Provided data:
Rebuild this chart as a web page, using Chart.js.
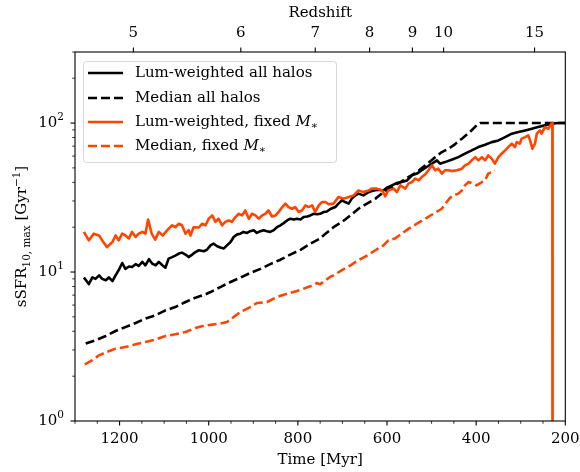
<!DOCTYPE html>
<html>
<head>
<meta charset="utf-8">
<script src="https://cdn.jsdelivr.net/npm/chart.js@4.4.1/dist/chart.umd.min.js"></script>
<style>
  html, body { margin: 0; padding: 0; background: #fff; }
</style>
</head>
<body>
<canvas id="sfrChart" width="580" height="472"></canvas>
<script>
// --- data ---
const timeTicks = [1200, 1000, 800, 600, 400, 200];
const redshiftLabels = [5, 6, 7, 8, 9, 10, 15];
const redshiftTimes = [1169, 928, 761, 639, 543, 473, 269];
const yTickValues = [1, 10, 100];
const yTickExps = ["0", "1", "2"];

const seriesLabels = ["Lum-weighted all halos", "Median all halos", "Lum-weighted, fixed ", "Median, fixed "];

// Lum-weighted all halos
const lumAllTime = [1280, 1269, 1261, 1254, 1246, 1239, 1231, 1224, 1216, 1209,
  1202, 1194, 1187, 1179, 1172, 1164, 1157, 1149, 1142, 1134,
  1127, 1119, 1112, 1104, 1097, 1090, 1082, 1075, 1067, 1060,
  1052, 1045, 1037, 1030, 1022, 1011, 1004, 996, 989, 981,
  974, 966, 959, 951, 944, 936, 929, 922, 914, 907,
  899, 892, 884, 877, 869, 862, 854, 847, 839, 832,
  824, 817, 809, 802, 794, 787, 779, 772, 765, 757,
  750, 742, 735, 727, 716, 709, 701, 694, 686, 679,
  671, 664, 653, 641, 630, 619, 608, 600, 589, 578,
  567, 555, 544, 533, 522, 511, 499, 488, 481, 470,
  455, 440, 425, 410, 395, 380, 365, 350, 335, 320,
  305, 290, 275, 261, 246, 231, 215, 200];
const lumAllSfr = [9.2, 8.3, 9.2, 9.0, 9.5, 9.0, 8.8, 9.2, 8.7, 9.5,
  10.3, 11.5, 10.5, 10.9, 10.8, 11.3, 11.0, 11.7, 11.1, 12.2,
  11.4, 11.1, 11.7, 11.1, 10.7, 12.3, 12.6, 12.9, 13.3, 13.5,
  13.1, 12.6, 13.1, 13.6, 14.0, 13.8, 14.1, 15.1, 15.5, 14.9,
  14.6, 14.4, 15.1, 15.9, 17.2, 17.9, 18.1, 18.6, 18.3, 18.8,
  19.1, 18.3, 18.8, 19.1, 18.8, 18.6, 19.1, 20.0, 20.6, 21.3,
  22.2, 22.8, 22.5, 22.8, 22.5, 23.4, 23.6, 24.0, 24.6, 24.4,
  24.6, 25.3, 25.5, 26.5, 27.3, 28.8, 30.3, 29.5, 28.8, 31.1,
  32.7, 33.6, 32.7, 34.4, 35.3, 35.7, 35.3, 36.9, 38.2, 39.6,
  40.2, 41.2, 44.6, 45.8, 48.2, 50.7, 53.4, 56.2, 53.4, 54.7,
  56.8, 59.1, 62.3, 65.6, 69.0, 71.6, 74.5, 76.5, 80.5, 84.9,
  87.1, 89.3, 91.6, 94.0, 96.5, 99.1, 100, 100];

// Median all halos
const medAllTime = [1276, 1254, 1231, 1209, 1187, 1164, 1142, 1120, 1097, 1075,
  1052, 1030, 1007, 996, 974, 951, 929, 907, 884, 862,
  839, 817, 794, 772, 750, 738, 720, 701, 682, 664,
  645, 626, 608, 589, 570, 552, 533, 514, 496, 477,
  465, 451, 432, 414, 399, 391, 200];
const medAllSfr = [3.31, 3.48, 3.72, 4.02, 4.27, 4.55, 4.87, 5.12, 5.53, 5.82,
  6.29, 6.73, 7.08, 7.34, 7.93, 8.57, 9.17, 9.85, 10.5, 11.3,
  12.1, 13.1, 14.1, 15.5, 16.8, 18.1, 20.0, 21.7, 24.0, 26.6,
  28.8, 31.1, 34.4, 37.2, 40.2, 43.4, 46.9, 52.0, 57.7, 63.9,
  66.5, 70.8, 78.6, 87.1, 96.5, 100, 100];

// Lum-weighted, fixed M*
const lumFixTime = [1280, 1269, 1258, 1246, 1239, 1228, 1216, 1209, 1202, 1194,
  1187, 1179, 1172, 1164, 1157, 1149, 1142, 1136, 1128, 1120,
  1112, 1103, 1093, 1082, 1075, 1067, 1060, 1052, 1045, 1041,
  1034, 1022, 1015, 1007, 1000, 992, 985, 978, 970, 963,
  955, 948, 940, 933, 925, 918, 910, 903, 895, 888,
  880, 873, 866, 858, 850, 843, 835, 828, 821, 813,
  806, 798, 791, 783, 776, 768, 761, 753, 746, 738,
  731, 720, 709, 697, 686, 675, 664, 653, 641, 634,
  623, 611, 604, 597, 585, 578, 570, 559, 552, 544,
  537, 529, 522, 514, 507, 499, 492, 485, 477, 470,
  462, 455, 443, 432, 425, 417, 410, 402, 395, 387,
  380, 373, 365, 358, 350, 343, 335, 328, 320, 313,
  309, 302, 298, 290, 283, 279, 274, 268, 264, 257,
  253, 246, 238, 231, 229, 228.5];
const lumFixSfr = [18.6, 16.3, 18.1, 17.6, 16.3, 14.7, 15.9, 17.6, 16.3, 18.1,
  17.6, 16.8, 18.6, 17.2, 18.1, 18.6, 18.1, 22.5, 18.1, 16.5,
  18.6, 17.6, 19.1, 20.6, 20.0, 21.1, 20.6, 18.1, 19.1, 17.6,
  20.0, 19.9, 21.1, 20.6, 22.8, 24.0, 21.7, 22.8, 20.6, 21.7,
  22.2, 21.7, 23.4, 24.6, 24.0, 25.9, 22.8, 24.6, 24.0, 22.8,
  24.0, 24.6, 25.9, 23.6, 24.0, 25.3, 27.3, 28.8, 27.3, 26.6,
  27.3, 25.3, 25.9, 28.0, 27.3, 28.0, 25.3, 28.0, 29.5, 29.5,
  28.5, 28.8, 31.9, 31.1, 31.9, 32.7, 35.3, 34.4, 35.3, 36.3,
  36.3, 35.3, 32.2, 35.3, 36.3, 34.4, 38.2, 36.3, 39.2, 40.2,
  42.4, 41.2, 43.4, 45.3, 48.2, 52.0, 48.2, 49.4, 45.8, 48.2,
  48.2, 47.6, 48.2, 49.4, 52.0, 53.4, 56.2, 59.1, 56.2, 59.1,
  56.2, 60.7, 57.7, 53.4, 59.1, 62.3, 65.6, 69.0, 72.7, 69.0,
  74.5, 72.7, 78.6, 80.5, 82.7, 76.5, 67.3, 72.7, 84.9, 89.3,
  84.9, 94.0, 91.6, 99.1, 100, 0.001];

// Median, fixed M*
const medFixTime = [1278, 1261, 1246, 1231, 1209, 1187, 1164, 1142, 1120, 1097,
  1075, 1052, 1030, 1007, 996, 974, 959, 944, 929, 907,
  892, 869, 847, 824, 802, 787, 772, 757, 750, 738,
  727, 720, 701, 682, 664, 645, 626, 608, 597, 582,
  567, 552, 533, 514, 496, 477, 466, 458, 451, 440,
  432, 425, 417, 406, 399, 387, 380, 373, 365, 358];
const medFixSfr = [2.40, 2.56, 2.76, 2.89, 3.06, 3.14, 3.27, 3.39, 3.52, 3.72,
  3.82, 3.96, 4.21, 4.40, 4.42, 4.51, 4.62, 4.99, 5.39, 5.82,
  6.19, 6.29, 6.80, 7.16, 7.46, 7.74, 8.02, 8.44, 8.27, 8.80,
  9.30, 9.50, 10.3, 11.1, 12.0, 12.9, 14.0, 15.1, 16.3, 16.8,
  18.1, 19.5, 21.1, 22.8, 24.6, 26.6, 29.5, 31.6, 32.7, 33.6,
  35.3, 38.2, 40.2, 39.2, 38.2, 40.2, 41.2, 45.8, 46.9, 48.2];

// --- styling ---
const FONT_FAMILY = "'DejaVu Serif', serif";
const BLACK = "#000000";
const ORANGE = "#ff4500";
const DASH = [9, 4];

function toPoints(ts, vs) {
  return ts.map((t, i) => ({ x: t, y: vs[i] }));
}

const seriesStyles = [
  { color: BLACK, dash: [] },
  { color: BLACK, dash: DASH },
  { color: ORANGE, dash: [] },
  { color: ORANGE, dash: DASH },
];

// draw text pieces (normal / sub / sup / italic) left to right, returns width
function drawPieces(ctx, pieces, x, y, measureOnly) {
  let cx = x;
  pieces.forEach(p => {
    const size = p.kind === "sub" || p.kind === "sup" ? 10.5 : 15;
    const style = p.italic ? "italic " : "";
    ctx.font = style + size + "px " + FONT_FAMILY;
    let dy = 0;
    if (p.kind === "sub") dy = 3.5;
    if (p.kind === "sup") dy = -6;
    if (!measureOnly) ctx.fillText(p.text, cx, y + dy);
    cx += ctx.measureText(p.text).width;
  });
  return cx - x;
}

const axesDecor = {
  id: "axesDecor",
  afterDraw(chart) {
    const { ctx, chartArea: a, scales } = chart;
    ctx.save();
    ctx.strokeStyle = BLACK;
    ctx.fillStyle = BLACK;

    // frame
    ctx.lineWidth = 1.1;
    ctx.strokeRect(a.left, a.top, a.right - a.left, a.bottom - a.top);

    function tick(x1, y1, x2, y2, w) {
      ctx.lineWidth = w;
      ctx.beginPath();
      ctx.moveTo(x1, y1);
      ctx.lineTo(x2, y2);
      ctx.stroke();
    }

    // bottom ticks
    for (let t = 200; t <= 1300; t += 50) {
      const x = scales.x.getPixelForValue(t);
      if (timeTicks.includes(t)) tick(x, a.bottom, x, a.bottom + 4.5, 1.1);
      else tick(x, a.bottom, x, a.bottom + 2.8, 0.8);
    }

    // top ticks
    redshiftTimes.forEach(t => {
      const x = scales.x2.getPixelForValue(t);
      tick(x, a.top, x, a.top - 4.5, 1.1);
    });

    // left ticks, log minors
    for (let dec = 1; dec <= 100; dec *= 10) {
      for (let d = 1; d <= 9; d++) {
        const v = d * dec;
        if (v > 300) break;
        const y = scales.y.getPixelForValue(v);
        if (d === 1) tick(a.left, y, a.left - 4.5, y, 1.1);
        else tick(a.left, y, a.left - 2.8, y, 0.8);
      }
    }

    // y tick labels 10^k
    ctx.textBaseline = "middle";
    ctx.textAlign = "left";
    yTickValues.forEach((v, i) => {
      const y = scales.y.getPixelForValue(v);
      const pieces = [{ text: "10" }, { text: yTickExps[i], kind: "sup" }];
      const w = drawPieces(ctx, pieces, 0, 0, true);
      drawPieces(ctx, pieces, 64 - w, y + 0.5, false);
    });

    // y axis title
    const title = [
      { text: "sSFR" },
      { text: "10, max", kind: "sub" },
      { text: " [Gyr" },
      { text: "\u22121", kind: "sup" },
      { text: "]" },
    ];
    ctx.textBaseline = "alphabetic";
    const tw = drawPieces(ctx, title, 0, 0, true);
    ctx.translate(26, (a.top + a.bottom) / 2);
    ctx.rotate(-Math.PI / 2);
    drawPieces(ctx, title, -tw / 2, 0, false);
    ctx.restore();
  },
};

const legendBox = {
  id: "legendBox",
  afterDraw(chart) {
    const { ctx, chartArea: a } = chart;
    const left = a.left + 8, top = a.top + 9, w = 253, h = 101;
    ctx.save();
    ctx.beginPath();
    ctx.roundRect(left + 0.5, top + 0.5, w, h, 3);
    ctx.fillStyle = "rgba(255,255,255,0.8)";
    ctx.fill();
    ctx.strokeStyle = "rgba(204,204,204,0.8)";
    ctx.lineWidth = 1;
    ctx.stroke();

    const rowY = [top + 12, top + 37, top + 61, top + 85];
    seriesLabels.forEach((label, i) => {
      const y = rowY[i];
      ctx.strokeStyle = seriesStyles[i].color;
      ctx.lineWidth = 2.6;
      ctx.setLineDash(seriesStyles[i].dash);
      ctx.beginPath();
      ctx.moveTo(left + 5, y);
      ctx.lineTo(left + 40, y);
      ctx.stroke();
      ctx.setLineDash([]);

      ctx.fillStyle = BLACK;
      ctx.textBaseline = "middle";
      ctx.textAlign = "left";
      const pieces = [{ text: label }];
      if (i >= 2) {
        pieces.push({ text: "M", italic: true });
        pieces.push({ text: "\u2217", kind: "sub" });
      }
      drawPieces(ctx, pieces, left + 52, y + 0.5, false);
    });
    ctx.restore();
  },
};

const tickFont = { family: FONT_FAMILY, size: 15 };

// keep the plot box fixed regardless of label overhang
function fixSidePadding(s) {
  s.paddingLeft = 0;
  s.paddingRight = 0;
}

const chart = new Chart(document.getElementById("sfrChart").getContext("2d"), {
  type: "line",
  data: {
    datasets: [
      { label: seriesLabels[0], data: toPoints(lumAllTime, lumAllSfr), order: 4 },
      { label: seriesLabels[1], data: toPoints(medAllTime, medAllSfr), order: 3 },
      { label: seriesLabels[2], data: toPoints(lumFixTime, lumFixSfr), order: 2 },
      { label: seriesLabels[3], data: toPoints(medFixTime, medFixSfr), order: 1 },
    ].map((ds, i) => Object.assign(ds, {
      borderColor: seriesStyles[i].color,
      borderDash: seriesStyles[i].dash,
      borderWidth: 2.6,
      borderJoinStyle: "round",
      pointRadius: 0,
      tension: 0,
      fill: false,
      clip: 0,
    })),
  },
  options: {
    responsive: false,
    animation: false,
    events: [],
    layout: { padding: { left: 0, right: 14.7, top: 0, bottom: 0 } },
    plugins: { legend: { display: false }, tooltip: { enabled: false } },
    scales: {
      x: {
        type: "linear",
        position: "bottom",
        reverse: true,
        min: 200,
        max: 1300,
        grid: { display: false, drawTicks: false },
        border: { display: false },
        ticks: {
          font: tickFont, color: BLACK, padding: 8.8, maxRotation: 0, autoSkip: false,
          callback: v => String(v),
        },
        afterBuildTicks: s => { s.ticks = timeTicks.map(v => ({ value: v })); },
        afterFit: s => { s.height = 51; fixSidePadding(s); },
        title: { display: true, text: "Time [Myr]", font: tickFont, color: BLACK, padding: { top: 0, bottom: 3 } },
      },
      x2: {
        type: "linear",
        position: "top",
        reverse: true,
        min: 200,
        max: 1300,
        grid: { display: false, drawTicks: false },
        border: { display: false },
        ticks: {
          font: tickFont, color: BLACK, padding: 10, maxRotation: 0, autoSkip: false,
          callback: (v, i) => String(redshiftLabels[i]),
        },
        afterBuildTicks: s => { s.ticks = redshiftTimes.map(v => ({ value: v })); },
        afterFit: s => { s.height = 52; fixSidePadding(s); },
        title: { display: true, text: "Redshift", font: tickFont, color: BLACK, padding: { top: 4, bottom: 0 } },
      },
      y: {
        type: "logarithmic",
        min: 1,
        max: 300,
        grid: { display: false, drawTicks: false },
        border: { display: false },
        ticks: { display: false },
        afterFit: s => { s.width = 75; },
      },
    },
  },
  plugins: [axesDecor, legendBox],
});
</script>
</body>
</html>
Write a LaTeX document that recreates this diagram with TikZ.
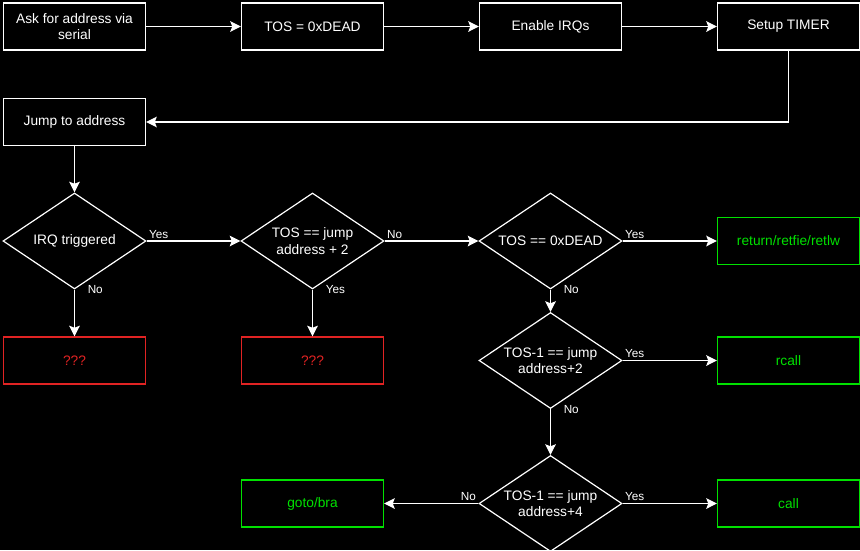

Directive: Identify each line of the material where the word "this" shows up, and copy it.

Task result:
Rebuild this chart as a web page, using Chart.js.
Write a LaTeX document that recreates this diagram with TikZ.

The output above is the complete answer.